Grand Hotel Europa polarisiert ohne Frage.

Grand Hotel Europa polarisiert ohne Frage. Manche mögen das Buch als Manifest der Sinophobie brandmarken. Manche mögen das Traktat als schnöden, überkommenen Kulturelitismus abtun, vielleicht sogar als kulturimperialistisch. Wieder andere könnten Anstoß an den teils heftigen Sexszenen nehmen und diese als testosterongesteuerte Machismo-Fantasien eines alten weißen Mannes kritisieren. Und einigen mag das mit Symbolismus aufgeladene Szenarium allzu dick aufgetragen sein, zumal wenn sie obendrein auch noch Probleme mit der teils beißenden Ironie des manchmal etwas selbstgefällig schwadronierenden Autors haben.
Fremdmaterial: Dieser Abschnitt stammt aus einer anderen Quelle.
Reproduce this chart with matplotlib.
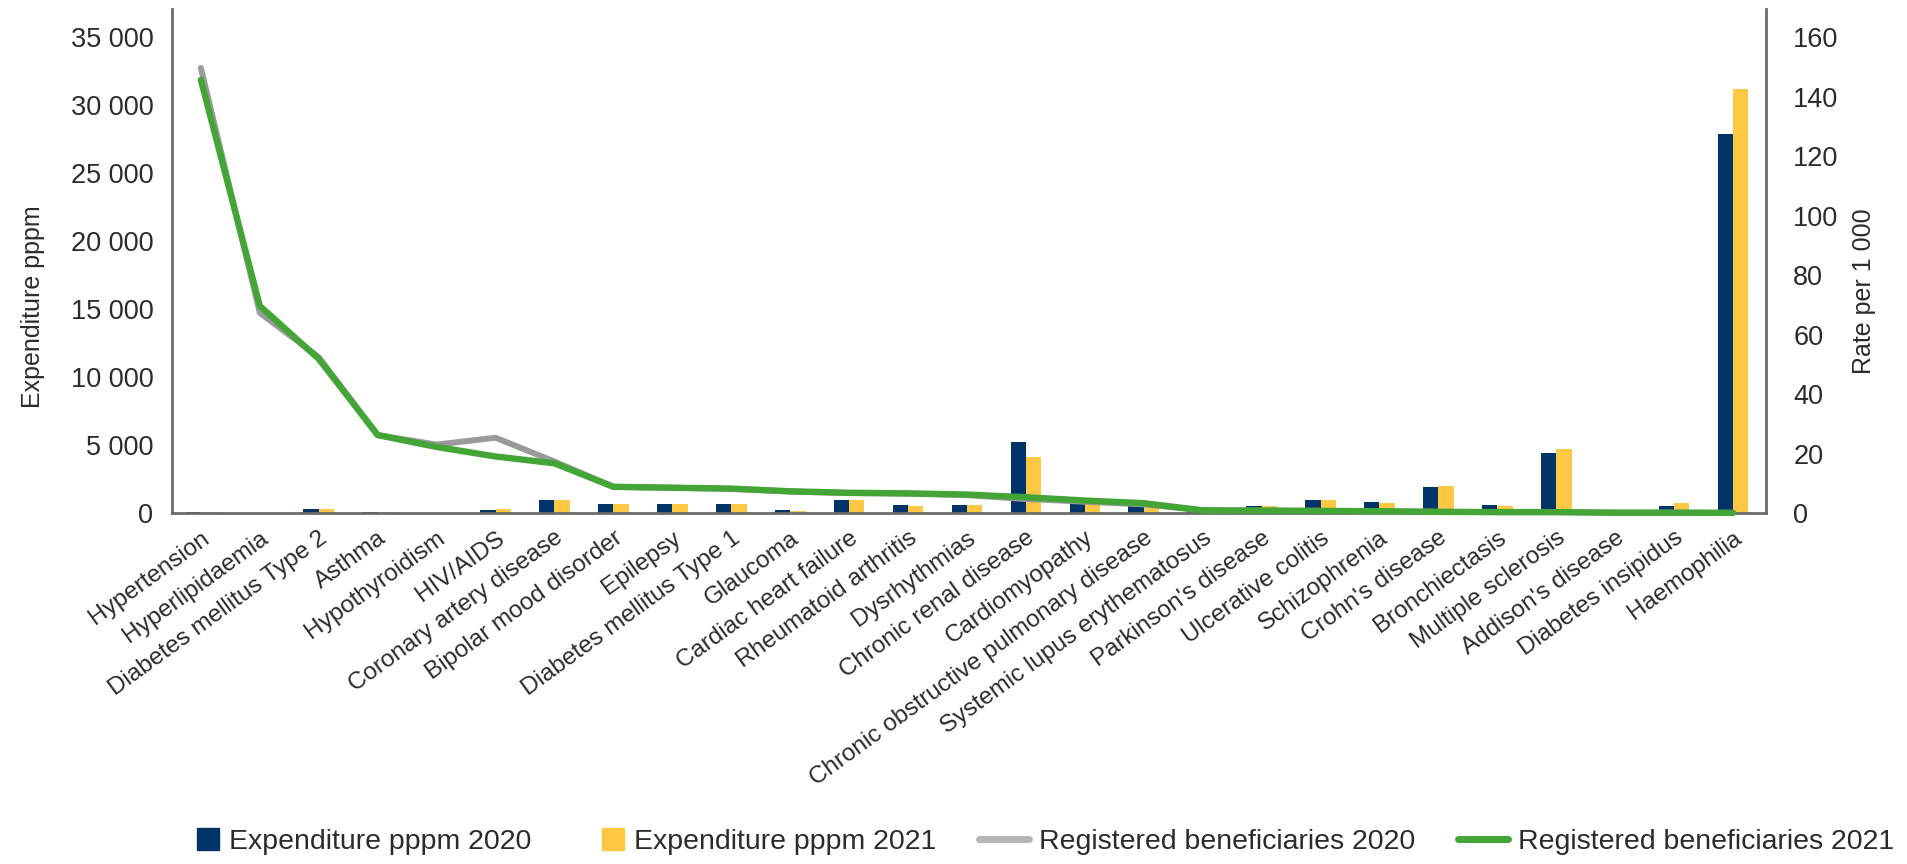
import numpy as np
import matplotlib
matplotlib.use('Agg')
import matplotlib.pyplot as plt
import matplotlib.patches as mpatches
from matplotlib.lines import Line2D
from matplotlib.legend_handler import HandlerPatch
from matplotlib.ticker import FuncFormatter

plt.rcParams['font.family'] = ['Liberation Sans', 'DejaVu Sans']

#categories along the x axis
categories = ['Hypertension', 'Hyperlipidaemia', 'Diabetes mellitus Type 2', 'Asthma',
              'Hypothyroidism', 'HIV/AIDS', 'Coronary artery disease', 'Bipolar mood disorder',
              'Epilepsy', 'Diabetes mellitus Type 1', 'Glaucoma', 'Cardiac heart failure',
              'Rheumatoid arthritis', 'Dysrhythmias', 'Chronic renal disease', 'Cardiomyopathy',
              'Chronic obstructive pulmonary disease', 'Systemic lupus erythematosus',
              "Parkinson's disease", 'Ulcerative colitis', 'Schizophrenia', "Crohn's disease",
              'Bronchiectasis', 'Multiple sclerosis', "Addison's disease", 'Diabetes insipidus',
              'Haemophilia']

#expenditure per person per month (left axis)
exp2020 = [100, 30, 330, 100, 30, 250, 950, 650, 650, 650, 220, 950, 580, 580, 5200,
           750, 600, 150, 550, 950, 800, 1900, 600, 4380, 30, 520, 27900]
exp2021 = [80, 30, 300, 90, 30, 300, 920, 630, 640, 640, 170, 940, 520, 580, 4150,
           690, 450, 80, 520, 950, 750, 2000, 520, 4680, 20, 700, 31200]

#registered beneficiaries, rate per 1 000 (right axis)
ben2020 = [149.6, 67.3, 52.4, 26.2, 23.0, 25.3, 17.3, 8.8, 8.5, 8.1, 7.2, 6.7, 6.5, 6.0,
           4.7, 3.8, 2.9, 0.9, 0.8, 0.7, 0.5, 0.4, 0.3, 0.3, 0.1, 0.1, 0.05]
ben2021 = [145.6, 69.6, 51.8, 26.2, 22.2, 19.0, 16.7, 8.8, 8.5, 8.2, 7.3, 6.8, 6.6, 6.2,
           5.3, 4.2, 3.3, 0.9, 0.8, 0.7, 0.6, 0.4, 0.3, 0.3, 0.1, 0.1, 0.05]

left_ticks = [0, 5000, 10000, 15000, 20000, 25000, 30000, 35000]
right_ticks = [0, 20, 40, 60, 80, 100, 120, 140, 160]

navy = '#003469'
yellow = '#FFC844'
grey = '#9a9a9a'
green = '#43A536'
axis_col = '#6b6b6b'
text_col = '#2b2b2b'

fig = plt.figure(figsize=(19.07, 8.64), dpi=100)
ax = fig.add_axes([0.0902, 0.40625, 0.8359, 0.5833])

x = np.arange(len(categories))
w = 0.26
ax.bar(x - w / 2, exp2020, w, color=navy)
ax.bar(x + w / 2, exp2021, w, color=yellow)
ax.set_xlim(-0.49, 26.56)
ax.set_ylim(0, 37060)
ax.set_yticks(left_ticks)
ax.yaxis.set_major_formatter(FuncFormatter(lambda v, p: f'{v:,.0f}'.replace(',', ' ')))
ax.set_xticks(x)
ax.set_xticklabels(categories, rotation=36, ha='right', va='top', rotation_mode='anchor')
ax.tick_params(axis='y', length=0, labelsize=19.5, colors=text_col, pad=13.5)
ax.tick_params(axis='x', length=0, labelsize=17.5, colors=text_col, pad=10)
ax.set_ylabel('Expenditure pppm', fontsize=18, color=text_col)
ax.yaxis.set_label_coords(-0.0795, 0.41)
for s in ['top', 'right']:
    ax.spines[s].set_visible(False)
for s in ['left', 'bottom']:
    ax.spines[s].set_color(axis_col)
    ax.spines[s].set_linewidth(2)

ax2 = ax.twinx()
ax2.plot(x, ben2020, color=grey, lw=4.3, solid_capstyle='round', clip_on=False)
ax2.plot(x, ben2021, color=green, lw=4.6, solid_capstyle='round', clip_on=False)
ax2.set_ylim(0, 37060 / 218.75)
ax2.set_yticks(right_ticks)
ax2.tick_params(axis='y', length=0, labelsize=19.5, colors=text_col, pad=19.5)
ax2.set_ylabel('Rate per 1 000', fontsize=18, color=text_col)
ax2.yaxis.set_label_coords(1.054, 0.44)
for s in ['top', 'left', 'bottom']:
    ax2.spines[s].set_visible(False)
ax2.spines['right'].set_color(axis_col)
ax2.spines['right'].set_linewidth(2)


#square legend markers for the bars
def square(legend, orig_handle, xdescent, ydescent, width, height, fontsize):
    s = height * 1.1
    return mpatches.Rectangle((width - s - xdescent, -ydescent + (height - s) / 2), s, s)


handles = [mpatches.Patch(color=navy), mpatches.Patch(color=yellow),
           Line2D([], [], color='#b5b5b5', lw=5, solid_capstyle='round'),
           Line2D([], [], color=green, lw=5, solid_capstyle='round')]
labels = ['Expenditure pppm 2020', 'Expenditure pppm 2021',
          'Registered beneficiaries 2020', 'Registered beneficiaries 2021']
fig.legend(handles, labels, loc='center', bbox_to_anchor=(0.541, 0.026), ncol=4,
           frameon=False, fontsize=20.5, handlelength=1.75, handletextpad=0.35,
           columnspacing=1.5, labelcolor=text_col, borderaxespad=0, borderpad=0,
           handler_map={mpatches.Patch: HandlerPatch(patch_func=square)})

fig.savefig('out.png', dpi=100)
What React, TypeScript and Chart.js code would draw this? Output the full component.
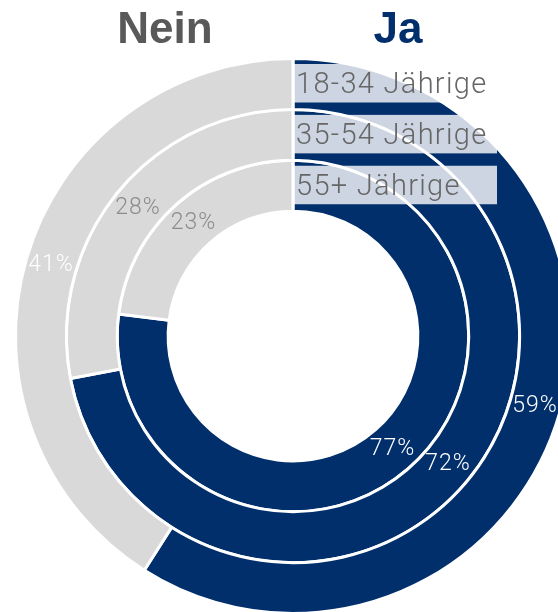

Und dennoch: Der Roman wirkt durchweg inspirierend, und er ist auch nicht dumpf plakativ. Vielmehr ist er meisterhaft erzählt, äußerst handlungsstark und zugleich doch immer wieder von seitenlangen Passagen durchbrochen, die essayistischen Charakter haben. Dabei legt Pfeijffer seinen Protagonisten keine Lösungsvorschläge in den Mund, das ist auch nicht die Aufgabe von Literatur. Aber man kann sich hervorragend an seinen lustvollen Provokationen reiben – oder ihnen einfach nur Applaus spenden. Der Autor stößt nicht in das Horn eines konservativ-reaktionären Kulturpessimismus. Wohl aber zeigt er deutlich auf, welche zivilisatorischen Errungenschaften auf dem Spiel stehen. Analog zur Klimapolitik könnte man sagen, dass Pfeijffer vor drohenden kulturellen Kipppunkten warnt.

In den Niederlanden rangierte Grand Hotel Europa direkt nach seinem Erscheinen ein halbes Jahr an der Spitze der Bestseller-Liste. Hierzulande sind die Reaktionen auf das Buch bislang eher verhalten ausgefallen. Dies ist einerseits verwunderlich, andererseits auch symptomatisch. Denn auf lange Sicht könnte sich „GHE“ als epochales Werk herausstellen, das eine Zeitenwende in der Geschichte Europas in Form eines Romans dokumentiert und vorhergesagt hat. Und zum Untergang gehört vor der ersten Panik und der schlussendlichen Resignation ja auch immer die anfängliche Verdrängung.